- Date: 14–20 July
- Edition: 6th
- Category: Tier IV
- Draw: 32S / 16D
- Prize money: $160,000
- Surface: Clay / outdoor
- Location: Prague, Czech Republic
- Venue: I. Czech Lawn Tennis Club

Champions

Singles
- Joannette Kruger

Doubles
- Ruxandra Dragomir / Karina Habšudová
- ← 1995 · ATP Prague Open · 1998 →

= 1997 Skoda Czech Open =

The 1997 Skoda Czech Open was a women's tennis tournament played on outdoor clay courts at the I. Czech Lawn Tennis Club in Prague in the Czech Republic that was part of the Tier IV category of the 1997 WTA Tour.
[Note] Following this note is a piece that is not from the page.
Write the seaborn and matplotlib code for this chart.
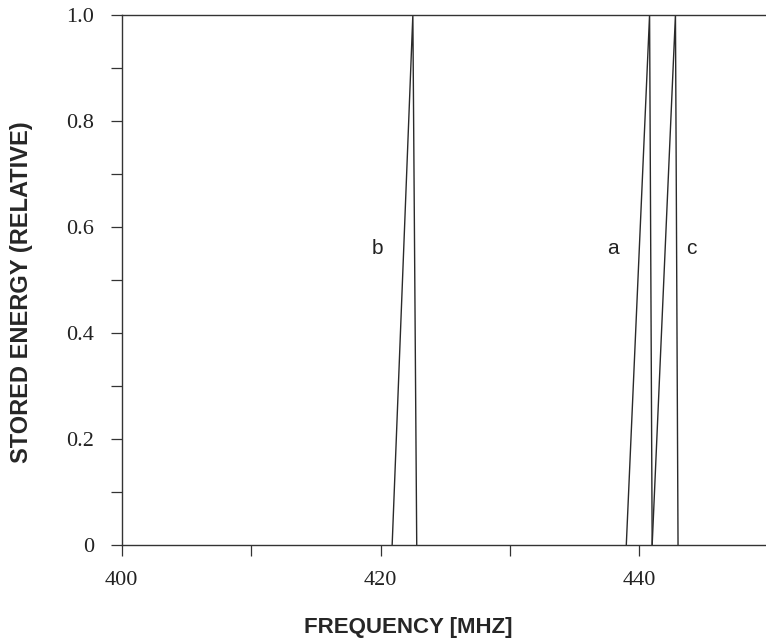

It was the sixth edition of the tournament and was held from 14 July through 20 July 1997. Unseeded Joannette Kruger won the singles title.

==Finals==
===Singles===

RSA Joannette Kruger defeated AUT Marion Maruska 6–1, 6–1
- It was Kruger's only singles title of the year and the 2nd and last of her career.

===Doubles===

ROM Ruxandra Dragomir / SVK Karina Habšudová defeated CZE Eva Martincová / CZE Helena Vildová 6–1, 5–7, 6–2
- It was Dragomir's 2nd title of the year and the 7th of her career. It was Habšudová's only title of the year and the 2nd of her career.